MATERIAL FOR THIS TASK →

[start]

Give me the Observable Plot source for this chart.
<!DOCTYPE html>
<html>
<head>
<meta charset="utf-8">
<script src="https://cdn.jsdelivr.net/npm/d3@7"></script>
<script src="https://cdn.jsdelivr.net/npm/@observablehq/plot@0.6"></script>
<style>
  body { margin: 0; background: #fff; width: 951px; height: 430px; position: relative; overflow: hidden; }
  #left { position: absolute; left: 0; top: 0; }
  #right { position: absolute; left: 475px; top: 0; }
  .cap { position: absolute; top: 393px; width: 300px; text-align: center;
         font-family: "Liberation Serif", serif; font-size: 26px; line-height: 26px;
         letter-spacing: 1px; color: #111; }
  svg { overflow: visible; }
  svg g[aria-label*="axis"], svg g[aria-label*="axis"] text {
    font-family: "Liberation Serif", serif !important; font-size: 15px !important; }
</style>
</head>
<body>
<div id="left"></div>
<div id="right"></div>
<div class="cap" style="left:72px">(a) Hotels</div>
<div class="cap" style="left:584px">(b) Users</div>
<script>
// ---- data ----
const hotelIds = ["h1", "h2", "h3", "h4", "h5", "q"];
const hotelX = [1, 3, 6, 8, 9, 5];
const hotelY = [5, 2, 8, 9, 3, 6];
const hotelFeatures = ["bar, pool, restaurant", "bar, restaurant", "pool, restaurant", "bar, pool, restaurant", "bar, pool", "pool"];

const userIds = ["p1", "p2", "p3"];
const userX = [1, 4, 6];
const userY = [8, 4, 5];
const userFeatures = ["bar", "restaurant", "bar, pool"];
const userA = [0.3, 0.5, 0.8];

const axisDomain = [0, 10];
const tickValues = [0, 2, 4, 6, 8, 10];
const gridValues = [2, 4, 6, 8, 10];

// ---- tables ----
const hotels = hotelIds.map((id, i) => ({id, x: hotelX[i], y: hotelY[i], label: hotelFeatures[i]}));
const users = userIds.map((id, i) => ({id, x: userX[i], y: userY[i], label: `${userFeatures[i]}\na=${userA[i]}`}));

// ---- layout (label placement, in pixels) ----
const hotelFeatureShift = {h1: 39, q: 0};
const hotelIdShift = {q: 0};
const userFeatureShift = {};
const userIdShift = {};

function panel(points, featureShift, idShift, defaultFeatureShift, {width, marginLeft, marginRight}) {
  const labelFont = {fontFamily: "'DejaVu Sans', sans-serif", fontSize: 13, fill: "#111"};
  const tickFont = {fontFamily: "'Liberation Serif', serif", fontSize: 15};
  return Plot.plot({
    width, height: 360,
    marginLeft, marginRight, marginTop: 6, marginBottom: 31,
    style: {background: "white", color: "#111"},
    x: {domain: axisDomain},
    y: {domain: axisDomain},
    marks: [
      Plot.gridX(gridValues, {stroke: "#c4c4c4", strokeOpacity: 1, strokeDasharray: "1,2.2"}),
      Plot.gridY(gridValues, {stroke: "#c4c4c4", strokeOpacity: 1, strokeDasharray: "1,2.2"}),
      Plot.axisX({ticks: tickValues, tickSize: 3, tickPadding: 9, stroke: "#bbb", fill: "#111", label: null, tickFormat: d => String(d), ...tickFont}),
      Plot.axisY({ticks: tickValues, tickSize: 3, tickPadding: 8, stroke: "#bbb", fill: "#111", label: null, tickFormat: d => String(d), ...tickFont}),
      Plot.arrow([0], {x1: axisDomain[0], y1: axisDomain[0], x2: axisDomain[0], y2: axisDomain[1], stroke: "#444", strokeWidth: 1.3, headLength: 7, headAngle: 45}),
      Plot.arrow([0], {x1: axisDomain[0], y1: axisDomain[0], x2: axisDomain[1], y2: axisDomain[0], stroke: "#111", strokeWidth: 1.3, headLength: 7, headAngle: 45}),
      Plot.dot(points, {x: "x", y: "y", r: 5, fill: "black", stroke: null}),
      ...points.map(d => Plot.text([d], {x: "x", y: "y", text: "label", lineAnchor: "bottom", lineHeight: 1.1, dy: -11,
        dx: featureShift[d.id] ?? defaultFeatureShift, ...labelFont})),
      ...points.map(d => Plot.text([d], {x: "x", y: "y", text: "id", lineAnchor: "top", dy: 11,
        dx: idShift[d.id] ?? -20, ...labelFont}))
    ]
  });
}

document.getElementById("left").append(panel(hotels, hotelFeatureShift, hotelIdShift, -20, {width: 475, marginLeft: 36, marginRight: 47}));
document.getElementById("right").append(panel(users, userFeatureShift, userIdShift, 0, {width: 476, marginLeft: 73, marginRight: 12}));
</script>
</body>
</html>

[end]
[start]

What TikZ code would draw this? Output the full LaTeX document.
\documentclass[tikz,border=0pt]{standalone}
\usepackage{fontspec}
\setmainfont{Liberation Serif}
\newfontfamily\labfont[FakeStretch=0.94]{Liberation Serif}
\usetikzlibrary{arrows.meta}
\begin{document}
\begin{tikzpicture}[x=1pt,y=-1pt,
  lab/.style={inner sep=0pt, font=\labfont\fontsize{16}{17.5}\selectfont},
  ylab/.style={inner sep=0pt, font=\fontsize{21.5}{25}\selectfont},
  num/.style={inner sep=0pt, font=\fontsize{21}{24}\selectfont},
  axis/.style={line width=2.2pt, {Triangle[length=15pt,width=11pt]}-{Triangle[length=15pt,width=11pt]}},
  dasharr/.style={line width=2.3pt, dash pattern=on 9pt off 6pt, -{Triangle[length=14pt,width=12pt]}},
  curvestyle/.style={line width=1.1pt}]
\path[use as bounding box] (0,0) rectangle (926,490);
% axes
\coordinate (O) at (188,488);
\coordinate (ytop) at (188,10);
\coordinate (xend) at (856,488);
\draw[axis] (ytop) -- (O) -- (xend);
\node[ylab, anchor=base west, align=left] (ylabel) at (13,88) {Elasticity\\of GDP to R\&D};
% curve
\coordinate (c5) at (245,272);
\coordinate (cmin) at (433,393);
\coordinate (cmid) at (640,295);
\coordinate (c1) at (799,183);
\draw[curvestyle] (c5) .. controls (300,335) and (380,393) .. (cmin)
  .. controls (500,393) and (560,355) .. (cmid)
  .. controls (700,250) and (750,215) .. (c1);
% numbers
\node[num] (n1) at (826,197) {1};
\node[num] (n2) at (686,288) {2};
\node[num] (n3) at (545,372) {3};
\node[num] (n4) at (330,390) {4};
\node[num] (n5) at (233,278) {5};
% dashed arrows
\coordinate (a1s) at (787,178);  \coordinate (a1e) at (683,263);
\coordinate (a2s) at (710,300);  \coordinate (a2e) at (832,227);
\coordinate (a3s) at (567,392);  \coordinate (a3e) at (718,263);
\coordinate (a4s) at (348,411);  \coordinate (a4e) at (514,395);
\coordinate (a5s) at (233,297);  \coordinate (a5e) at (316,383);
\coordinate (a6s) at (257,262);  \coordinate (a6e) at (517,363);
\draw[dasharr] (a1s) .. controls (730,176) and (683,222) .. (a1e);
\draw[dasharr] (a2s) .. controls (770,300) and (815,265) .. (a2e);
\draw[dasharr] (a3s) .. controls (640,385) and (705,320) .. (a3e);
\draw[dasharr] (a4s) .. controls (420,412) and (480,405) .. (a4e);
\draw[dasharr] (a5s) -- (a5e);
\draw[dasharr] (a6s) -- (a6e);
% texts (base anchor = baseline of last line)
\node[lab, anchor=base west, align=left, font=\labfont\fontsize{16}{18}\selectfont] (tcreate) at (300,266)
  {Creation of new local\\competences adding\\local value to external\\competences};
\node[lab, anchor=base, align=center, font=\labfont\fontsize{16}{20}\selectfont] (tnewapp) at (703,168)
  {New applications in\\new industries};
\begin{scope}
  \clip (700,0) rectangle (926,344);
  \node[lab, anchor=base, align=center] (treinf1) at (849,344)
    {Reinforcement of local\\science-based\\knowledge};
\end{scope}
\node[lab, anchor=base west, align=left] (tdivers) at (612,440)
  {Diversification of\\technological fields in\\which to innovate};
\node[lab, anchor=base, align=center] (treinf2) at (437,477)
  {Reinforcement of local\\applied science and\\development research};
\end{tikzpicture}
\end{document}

[end]

WHAT THIS TASK INVOLVES → Quote only the lines running from the line that holds "Give me the" to the line that holds "const users = userIds.map((id, i)", both ends included.

ANSWER FOR THE TASK →
Give me the Observable Plot source for this chart.
<!DOCTYPE html>
<html>
<head>
<meta charset="utf-8">
<script src="https://cdn.jsdelivr.net/npm/d3@7"></script>
<script src="https://cdn.jsdelivr.net/npm/@observablehq/plot@0.6"></script>
<style>
  body { margin: 0; background: #fff; width: 951px; height: 430px; position: relative; overflow: hidden; }
  #left { position: absolute; left: 0; top: 0; }
  #right { position: absolute; left: 475px; top: 0; }
  .cap { position: absolute; top: 393px; width: 300px; text-align: center;
         font-family: "Liberation Serif", serif; font-size: 26px; line-height: 26px;
         letter-spacing: 1px; color: #111; }
  svg { overflow: visible; }
  svg g[aria-label*="axis"], svg g[aria-label*="axis"] text {
    font-family: "Liberation Serif", serif !important; font-size: 15px !important; }
</style>
</head>
<body>
<div id="left"></div>
<div id="right"></div>
<div class="cap" style="left:72px">(a) Hotels</div>
<div class="cap" style="left:584px">(b) Users</div>
<script>
// ---- data ----
const hotelIds = ["h1", "h2", "h3", "h4", "h5", "q"];
const hotelX = [1, 3, 6, 8, 9, 5];
const hotelY = [5, 2, 8, 9, 3, 6];
const hotelFeatures = ["bar, pool, restaurant", "bar, restaurant", "pool, restaurant", "bar, pool, restaurant", "bar, pool", "pool"];

const userIds = ["p1", "p2", "p3"];
const userX = [1, 4, 6];
const userY = [8, 4, 5];
const userFeatures = ["bar", "restaurant", "bar, pool"];
const userA = [0.3, 0.5, 0.8];

const axisDomain = [0, 10];
const tickValues = [0, 2, 4, 6, 8, 10];
const gridValues = [2, 4, 6, 8, 10];

// ---- tables ----
const hotels = hotelIds.map((id, i) => ({id, x: hotelX[i], y: hotelY[i], label: hotelFeatures[i]}));
const users = userIds.map((id, i) => ({id, x: userX[i], y: userY[i], label: `${userFeatures[i]}\na=${userA[i]}`}));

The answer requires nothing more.